To give the effects team their due, the Enterprise goes up with an impressive bang, a death scene worthy of a spaceship that has been as much a character in the series as any of her crew (and more than most.) It was as awesome and devastating as the finale of the V for Vendetta adaptation.
It's probably not much of a spoiler here to reveal that they do manage to resurrect Spock, whose absence has been felt throughout the film. Before they arrive back on Vulcan, there is a touching scene where Dr McCoy, alone with the empty body of his old colleague, confesses: "I'm gonna tell you something that I never thought I'd hear myself say. It seems I've missed you, and I don't know if I could stand to lose you again." They may spend all their time together arguing, but in some ways Spock and McCoy represent two halves of a whole, the head and the heart, emotions and logic. After all they've been through together, there is a deep affection between the two men that goes far beyond their external differences. When warned that the ritual to get Spock's Spock-ness out of McCoy's head and back into Spock's could be dangerous, McCoy doesn't hesitate. "I choose the danger!" At least this time he has warning and a chance to back out, should he so choose. Last time they were on Vulcan, in season 2's "Amok Time," Kirk agreed to fight Spock, before being told, "Oh, by the way, this fight is to the death!" (Needless to say, neither died that time.)
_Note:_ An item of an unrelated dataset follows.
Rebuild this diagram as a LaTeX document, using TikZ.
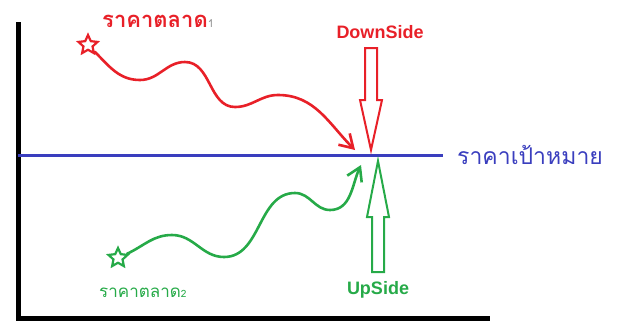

Dangerous it may be, but though you can't take anything for granted in the new, higher-stakes version of Star Trek, after a lot of Vulcan ritual and ceremony and holding of breath from all watching, of course McCoy and Spock come out unharmed, though Spock looks confused and almost shy walking among all these half-familiar people watching him intently. Not an enviable position, I think, when he's been mostly-dead for so long. It is when he starts speaking to Kirk, that his memories start to return, in fragments. "Jim," he says at last. "Your name is Jim." Not Captain, or Admiral, simply Jim. First and foremost his friend. And with that friendship reestablished, we know that despite all that has happened up to this point, it's going to be all right.